Quelle baffe ! Un des plus grands films d'action sortis dans les années 1980 si ce n'est le plus grand. Runaway Train est une production Cannon, un essai unique et largement le meilleur film estampillé de la compagnie. Il est réalisé par le transfuge Andrei Konchalovsky sur la base d'un scénario d'Akira Kurosawa que le cinéaste n'a jamais pu adapter faute de moyens financiers et techniques. Kurosawa voulait Henry Fonda et Peter Falk dans les rôles principaux et souhaitait tourner à New-York. Ça aurait pu avoir une sacrée gueule aussi mine de rien.
Le script ici est partiellement réécrit par Edward Bunker, un ancien taulard devenu romancier. Sa critique féroce du système carcéral américain et une description pragmatique des rapports humains en prison vont fortement influencer le long prologue du film rempli de violence et de folie qui se situe dans un pénitencier perdu au fin fond de l'Alaska gelé, l'enfer sur Terre où règne un sadique directeur ( John P. Ryan excellent ) qui semble être plus dangereux encore que l'ensemble des détenus multi-récidivistes. Manny un cambrioleur de banques ( Jon Voight ), véritable légende vivante de la prison du fait de son insoumission et de sa tenacité ainsi que Buck ( Eric Roberts ) son jeune acolyte de fortune idéaliste et désinvolte vont s'évader et se retrouver embarqués à bord d'un train fou lancé à toute allure sans conducteur.
Le film change ainsi de registre et se transforme en huit-clos où les protagonistes vont devoir se démener pour arrêter la catastrophe imminente. Le dispositif cinématographique s'assèche, faisant le lien entre le spectaculaire de l'évasion et le côté plus prosaïque où les deux hommes enfermés bientôt rejoints par une femme vont devoir cohabiter et coopérer.
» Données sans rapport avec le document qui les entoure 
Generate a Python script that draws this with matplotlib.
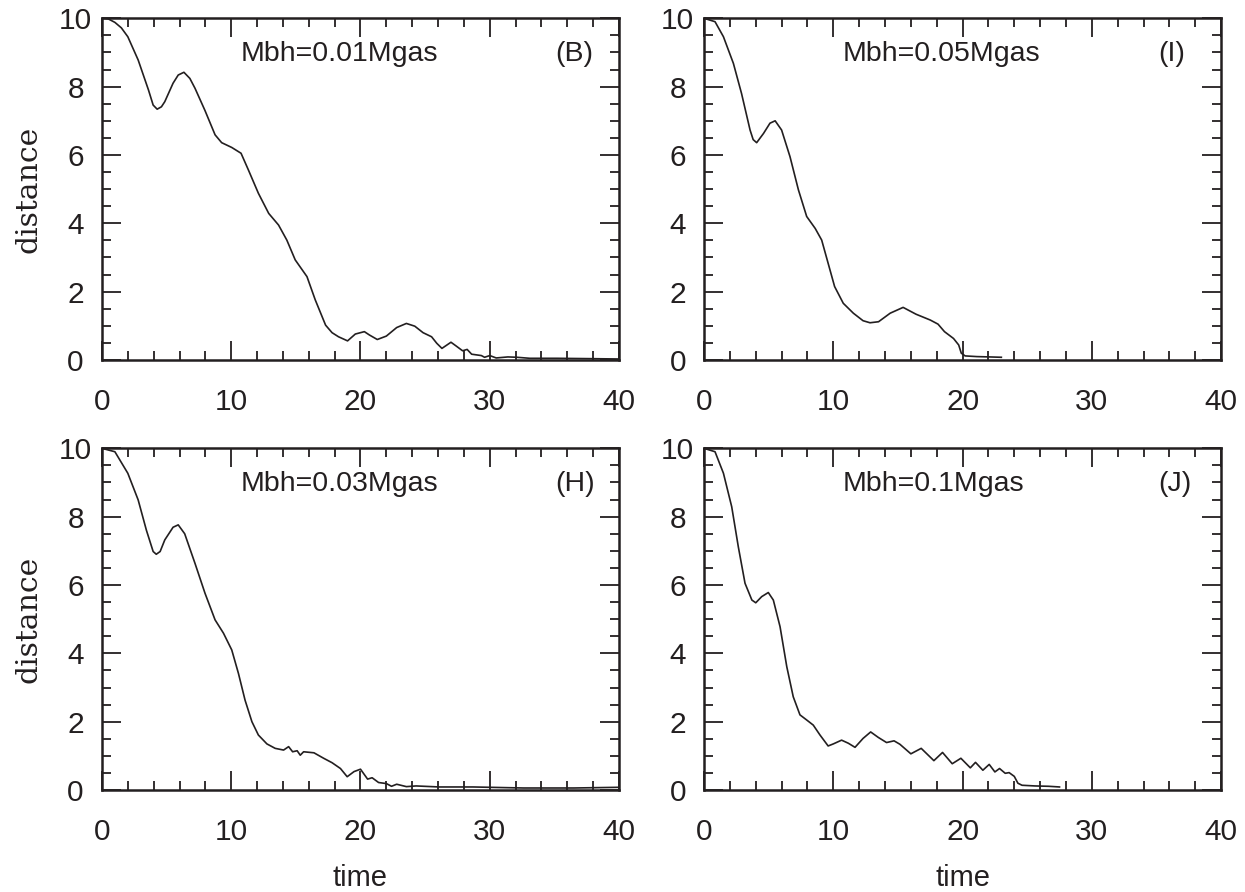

Jon Voight est totalement méconnaissable et halluciné, lui qui a pour l'occasion côtoyé de vrais détenus de San Quentin. Il est davantage un animal enragé qu'un être humain. " You're an animal !" lui dira le personnage de Rebecca De Mornay. Il répond "No, worse ! Human." Marginal absolu, il est prêt à tout sacrifier et à mourir pour ne pas abandonner sa liberté mais saura faire preuve d'humanité lorsque son image factice de héros se sera effritée. Sa lutte continue avec le directeur Ranken est d'une incroyable intensité, un adversaire qui peut être vu comme sa Némésis mais qui lui ressemble sur certains points. Ranken est complètement obsédé par Manny et ne semble vivre que pour l'anéantir. Leur confrontation mentale et physique suinte la bonne testostérone old school et renvoie à l'étiquette du cinéma d'action viril de cette décennie. Pour autant l’œuvre est loin de s'assimiler à cette image et en joue parfois, comme lorsque Ranken fout la gueule de l'opérateur joué par Kyle T. Heffner dans les WC pleins de pisse. L'action est de manière générale beaucoup plus crédible, dépouillée et réaliste que dans le genre contemporain. Il y a aussi un gros travail sur les dialogues et le vocabulaire des détenus très limité. Buck s'exprime en faisant des fautes et Manny semble être carrément en transe lorsqu'il s'exprime, obnubilé par son idéal.
Le dualisme entre la bestialité et l'humanité est une des thématiques du film, illustrée notamment par la citation finale de Richard III de Shakespeare. Il y a aussi la dualité entre la chair et la ferraille. La locomotive qui transperce les pleines enneigées est indomptable et inarrêtable et son design renvoie à celui d'une bête affamée la gueule ouverte et assoiffée de sang. Les détenus empreints de fatalité ont ainsi transité d'une prison à une autre. La souffrance est omniprésente, le blizzard et le froid fracassent les corps meurtris lorsque ce ne sont pas des mécanismes qui broient des doigts.
Konchalovsky avec une économie de moyens et une science de la mise en scène restitue la détresse de l'instant présent. Il joue sur les lignes de fuite, symbolisées par les rails et le caractère immuable de la tragédie, une effroyable course en avant vers la mort. En bon cinéaste soviétique qu'il est il nous gratifie d'images fortes qui imprègnent la rétine. Manny debout sur le train les bras en croix, qui disparaît progressivement dans la neige en attendant la collision finale sur fond de Gloria de Vivaldi, quelle intensité et un souvenir cinématographique qui va me hanter pour longtemps.
Ce pessimisme donne sa puissance à l’œuvre, un film d'action au concept simple mais diablement efficace et surtout un formidable récit d'aventures sur le dépassement de soi, tant physique que psychique, sur la lutte contre le totalitarisme et pour la liberté, l'Alaska étant une allégorie à peine voilée de l'URSS du réalisateur et de son Goulag.